___ Data block ___
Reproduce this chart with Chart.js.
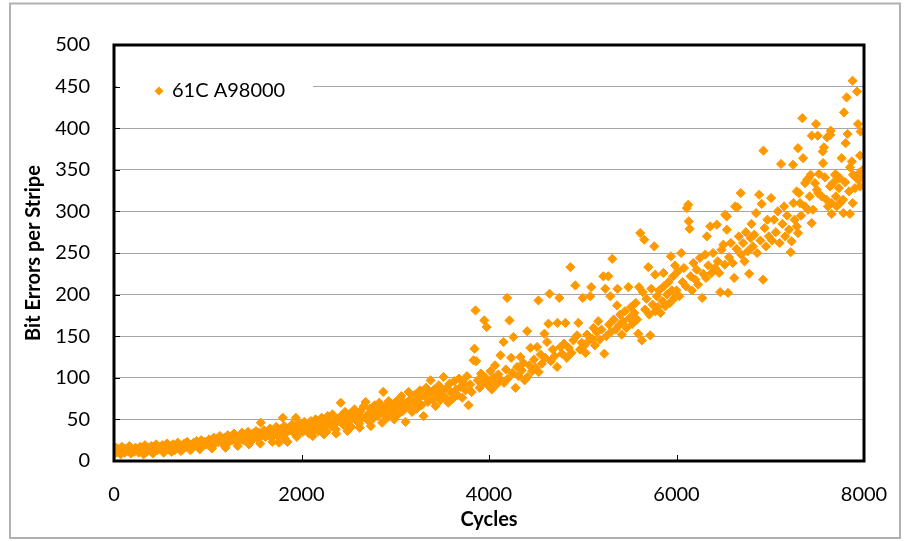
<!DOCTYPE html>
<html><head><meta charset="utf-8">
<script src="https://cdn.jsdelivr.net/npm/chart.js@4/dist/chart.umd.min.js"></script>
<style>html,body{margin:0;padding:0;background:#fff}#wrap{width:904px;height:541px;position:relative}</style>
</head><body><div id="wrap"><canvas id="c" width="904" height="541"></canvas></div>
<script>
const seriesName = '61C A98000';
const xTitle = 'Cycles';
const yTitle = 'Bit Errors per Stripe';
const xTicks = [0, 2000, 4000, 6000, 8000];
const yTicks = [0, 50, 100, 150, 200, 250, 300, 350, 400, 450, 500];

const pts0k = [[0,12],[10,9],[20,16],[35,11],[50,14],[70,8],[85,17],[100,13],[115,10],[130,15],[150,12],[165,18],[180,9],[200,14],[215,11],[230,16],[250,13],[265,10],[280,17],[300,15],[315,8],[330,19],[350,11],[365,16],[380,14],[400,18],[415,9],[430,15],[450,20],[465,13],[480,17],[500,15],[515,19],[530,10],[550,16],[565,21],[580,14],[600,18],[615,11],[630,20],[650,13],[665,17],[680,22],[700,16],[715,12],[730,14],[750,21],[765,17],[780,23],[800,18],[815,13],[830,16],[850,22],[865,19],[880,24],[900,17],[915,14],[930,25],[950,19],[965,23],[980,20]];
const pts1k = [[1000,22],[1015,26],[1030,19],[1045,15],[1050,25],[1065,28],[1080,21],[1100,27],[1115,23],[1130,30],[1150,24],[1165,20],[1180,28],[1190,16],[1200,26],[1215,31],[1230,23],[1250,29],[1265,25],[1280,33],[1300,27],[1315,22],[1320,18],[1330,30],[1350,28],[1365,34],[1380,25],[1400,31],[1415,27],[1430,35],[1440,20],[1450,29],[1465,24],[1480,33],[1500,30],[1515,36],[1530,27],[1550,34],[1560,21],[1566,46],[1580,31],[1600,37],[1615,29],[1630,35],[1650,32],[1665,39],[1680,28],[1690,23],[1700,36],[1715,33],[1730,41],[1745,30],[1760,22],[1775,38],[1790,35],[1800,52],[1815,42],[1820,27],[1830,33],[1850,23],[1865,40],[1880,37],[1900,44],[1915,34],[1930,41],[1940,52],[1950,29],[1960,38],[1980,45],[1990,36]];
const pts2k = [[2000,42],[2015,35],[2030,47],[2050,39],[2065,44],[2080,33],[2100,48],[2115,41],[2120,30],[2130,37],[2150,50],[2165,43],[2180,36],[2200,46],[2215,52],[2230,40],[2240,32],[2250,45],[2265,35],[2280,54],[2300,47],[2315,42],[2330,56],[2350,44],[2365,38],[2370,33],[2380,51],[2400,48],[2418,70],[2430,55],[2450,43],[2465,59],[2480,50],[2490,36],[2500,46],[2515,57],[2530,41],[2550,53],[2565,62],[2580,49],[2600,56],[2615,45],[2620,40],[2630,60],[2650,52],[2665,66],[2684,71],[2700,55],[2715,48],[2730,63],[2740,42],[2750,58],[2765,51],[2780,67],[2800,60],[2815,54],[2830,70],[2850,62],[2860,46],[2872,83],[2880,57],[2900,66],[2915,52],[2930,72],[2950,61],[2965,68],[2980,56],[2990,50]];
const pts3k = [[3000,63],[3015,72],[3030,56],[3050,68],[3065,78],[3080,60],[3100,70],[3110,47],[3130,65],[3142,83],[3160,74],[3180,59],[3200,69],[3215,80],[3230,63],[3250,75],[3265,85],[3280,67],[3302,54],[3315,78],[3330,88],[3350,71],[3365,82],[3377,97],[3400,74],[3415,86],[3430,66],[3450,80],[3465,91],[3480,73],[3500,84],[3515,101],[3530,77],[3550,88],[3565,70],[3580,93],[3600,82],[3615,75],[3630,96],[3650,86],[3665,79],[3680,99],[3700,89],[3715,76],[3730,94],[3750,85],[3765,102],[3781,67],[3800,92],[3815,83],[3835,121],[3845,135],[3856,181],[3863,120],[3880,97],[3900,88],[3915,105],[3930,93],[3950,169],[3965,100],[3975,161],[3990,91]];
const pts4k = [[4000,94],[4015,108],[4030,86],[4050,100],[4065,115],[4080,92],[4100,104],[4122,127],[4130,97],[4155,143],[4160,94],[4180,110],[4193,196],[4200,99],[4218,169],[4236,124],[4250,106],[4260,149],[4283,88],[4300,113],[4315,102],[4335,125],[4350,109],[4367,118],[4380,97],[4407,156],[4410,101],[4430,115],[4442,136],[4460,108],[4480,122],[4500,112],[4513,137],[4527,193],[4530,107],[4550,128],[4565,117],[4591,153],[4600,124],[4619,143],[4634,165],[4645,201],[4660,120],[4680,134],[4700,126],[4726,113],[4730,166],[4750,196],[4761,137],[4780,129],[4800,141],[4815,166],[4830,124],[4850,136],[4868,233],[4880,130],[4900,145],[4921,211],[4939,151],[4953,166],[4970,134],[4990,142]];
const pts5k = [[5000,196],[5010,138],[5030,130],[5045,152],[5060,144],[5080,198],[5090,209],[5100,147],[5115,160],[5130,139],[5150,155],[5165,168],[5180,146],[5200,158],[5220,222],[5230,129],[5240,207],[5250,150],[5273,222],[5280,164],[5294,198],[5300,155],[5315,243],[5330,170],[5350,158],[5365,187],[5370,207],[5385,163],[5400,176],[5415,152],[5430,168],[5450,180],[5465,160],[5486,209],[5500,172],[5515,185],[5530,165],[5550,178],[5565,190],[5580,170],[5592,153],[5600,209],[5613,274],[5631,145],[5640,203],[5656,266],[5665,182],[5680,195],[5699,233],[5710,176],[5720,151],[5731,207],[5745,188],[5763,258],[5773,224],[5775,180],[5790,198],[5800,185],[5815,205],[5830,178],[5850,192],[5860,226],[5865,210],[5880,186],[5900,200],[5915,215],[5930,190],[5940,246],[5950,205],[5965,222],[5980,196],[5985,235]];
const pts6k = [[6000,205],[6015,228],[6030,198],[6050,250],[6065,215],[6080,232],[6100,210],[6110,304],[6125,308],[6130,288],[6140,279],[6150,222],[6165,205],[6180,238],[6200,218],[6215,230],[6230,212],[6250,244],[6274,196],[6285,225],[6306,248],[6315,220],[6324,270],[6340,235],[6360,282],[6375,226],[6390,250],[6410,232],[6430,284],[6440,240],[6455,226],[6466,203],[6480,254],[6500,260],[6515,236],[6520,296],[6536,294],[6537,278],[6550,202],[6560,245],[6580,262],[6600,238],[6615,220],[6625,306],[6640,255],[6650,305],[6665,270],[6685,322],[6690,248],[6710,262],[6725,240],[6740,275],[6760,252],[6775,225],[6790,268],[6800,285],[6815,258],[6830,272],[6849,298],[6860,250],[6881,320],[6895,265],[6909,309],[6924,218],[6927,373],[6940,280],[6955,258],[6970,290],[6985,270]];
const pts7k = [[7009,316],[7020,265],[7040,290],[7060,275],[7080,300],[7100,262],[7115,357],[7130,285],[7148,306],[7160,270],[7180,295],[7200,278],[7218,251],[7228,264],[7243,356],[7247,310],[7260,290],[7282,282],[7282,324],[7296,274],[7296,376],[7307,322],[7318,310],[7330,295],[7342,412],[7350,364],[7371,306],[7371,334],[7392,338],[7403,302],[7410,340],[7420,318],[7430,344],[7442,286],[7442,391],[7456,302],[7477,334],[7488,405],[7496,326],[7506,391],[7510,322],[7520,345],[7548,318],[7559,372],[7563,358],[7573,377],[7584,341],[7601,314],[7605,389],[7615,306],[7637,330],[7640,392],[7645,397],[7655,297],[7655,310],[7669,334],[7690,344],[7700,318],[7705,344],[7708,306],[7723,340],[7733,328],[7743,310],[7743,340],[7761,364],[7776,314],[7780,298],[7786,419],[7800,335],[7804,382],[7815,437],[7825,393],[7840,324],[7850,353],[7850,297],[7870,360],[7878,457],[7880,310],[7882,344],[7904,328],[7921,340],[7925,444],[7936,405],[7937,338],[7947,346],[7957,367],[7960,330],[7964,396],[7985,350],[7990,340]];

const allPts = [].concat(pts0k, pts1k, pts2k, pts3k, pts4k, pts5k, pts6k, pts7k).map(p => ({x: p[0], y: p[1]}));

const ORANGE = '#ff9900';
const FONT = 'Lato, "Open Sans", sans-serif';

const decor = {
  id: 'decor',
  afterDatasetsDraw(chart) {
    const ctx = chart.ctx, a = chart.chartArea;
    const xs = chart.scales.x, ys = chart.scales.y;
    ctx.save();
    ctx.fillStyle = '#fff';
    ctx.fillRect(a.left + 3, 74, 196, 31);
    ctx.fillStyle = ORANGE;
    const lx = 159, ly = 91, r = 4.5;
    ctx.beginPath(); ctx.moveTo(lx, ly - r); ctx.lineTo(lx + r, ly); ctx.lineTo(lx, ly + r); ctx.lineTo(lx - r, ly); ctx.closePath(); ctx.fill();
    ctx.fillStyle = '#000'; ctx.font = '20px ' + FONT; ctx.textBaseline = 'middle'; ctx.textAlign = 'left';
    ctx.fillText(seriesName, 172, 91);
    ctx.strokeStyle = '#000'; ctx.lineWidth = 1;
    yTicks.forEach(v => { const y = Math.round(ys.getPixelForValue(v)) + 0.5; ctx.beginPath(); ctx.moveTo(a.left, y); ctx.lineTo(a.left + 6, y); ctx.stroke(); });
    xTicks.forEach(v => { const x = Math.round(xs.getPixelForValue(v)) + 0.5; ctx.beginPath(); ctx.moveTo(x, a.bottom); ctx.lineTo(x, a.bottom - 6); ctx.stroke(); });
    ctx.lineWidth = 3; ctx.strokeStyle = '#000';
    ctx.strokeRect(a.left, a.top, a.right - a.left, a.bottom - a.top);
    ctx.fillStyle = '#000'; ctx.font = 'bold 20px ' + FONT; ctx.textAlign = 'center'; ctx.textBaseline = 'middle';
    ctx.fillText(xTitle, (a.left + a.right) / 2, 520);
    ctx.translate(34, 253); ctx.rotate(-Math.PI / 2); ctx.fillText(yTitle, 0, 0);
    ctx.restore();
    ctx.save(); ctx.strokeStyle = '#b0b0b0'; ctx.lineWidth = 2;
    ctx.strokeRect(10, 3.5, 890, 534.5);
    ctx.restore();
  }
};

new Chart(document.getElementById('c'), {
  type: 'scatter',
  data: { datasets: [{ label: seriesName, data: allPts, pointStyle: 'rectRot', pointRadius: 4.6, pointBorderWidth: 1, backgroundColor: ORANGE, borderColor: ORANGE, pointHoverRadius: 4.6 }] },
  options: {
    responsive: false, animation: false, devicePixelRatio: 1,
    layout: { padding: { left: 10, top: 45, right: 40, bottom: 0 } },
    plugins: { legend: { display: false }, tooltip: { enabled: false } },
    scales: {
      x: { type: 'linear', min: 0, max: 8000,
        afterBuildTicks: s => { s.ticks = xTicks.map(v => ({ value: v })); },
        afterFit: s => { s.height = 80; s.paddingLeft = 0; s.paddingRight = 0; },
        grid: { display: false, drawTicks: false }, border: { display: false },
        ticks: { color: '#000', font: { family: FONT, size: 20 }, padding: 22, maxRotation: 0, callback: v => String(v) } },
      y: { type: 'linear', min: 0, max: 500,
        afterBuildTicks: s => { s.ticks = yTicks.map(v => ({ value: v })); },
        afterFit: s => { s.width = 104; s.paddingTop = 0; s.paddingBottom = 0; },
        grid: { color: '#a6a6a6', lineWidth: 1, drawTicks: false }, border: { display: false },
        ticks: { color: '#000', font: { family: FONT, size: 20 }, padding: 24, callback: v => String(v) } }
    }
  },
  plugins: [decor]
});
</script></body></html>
___
# Exercise task
Output exactly the span of lines from the top of the listing through the line holding "400, 450, 500];", and leave every picture out.

# Reply to the task
Reproduce this chart with Chart.js.
<!DOCTYPE html>
<html><head><meta charset="utf-8">
<script src="https://cdn.jsdelivr.net/npm/chart.js@4/dist/chart.umd.min.js"></script>
<style>html,body{margin:0;padding:0;background:#fff}#wrap{width:904px;height:541px;position:relative}</style>
</head><body><div id="wrap"><canvas id="c" width="904" height="541"></canvas></div>
<script>
const seriesName = '61C A98000';
const xTitle = 'Cycles';
const yTitle = 'Bit Errors per Stripe';
const xTicks = [0, 2000, 4000, 6000, 8000];
const yTicks = [0, 50, 100, 150, 200, 250, 300, 350, 400, 450, 500];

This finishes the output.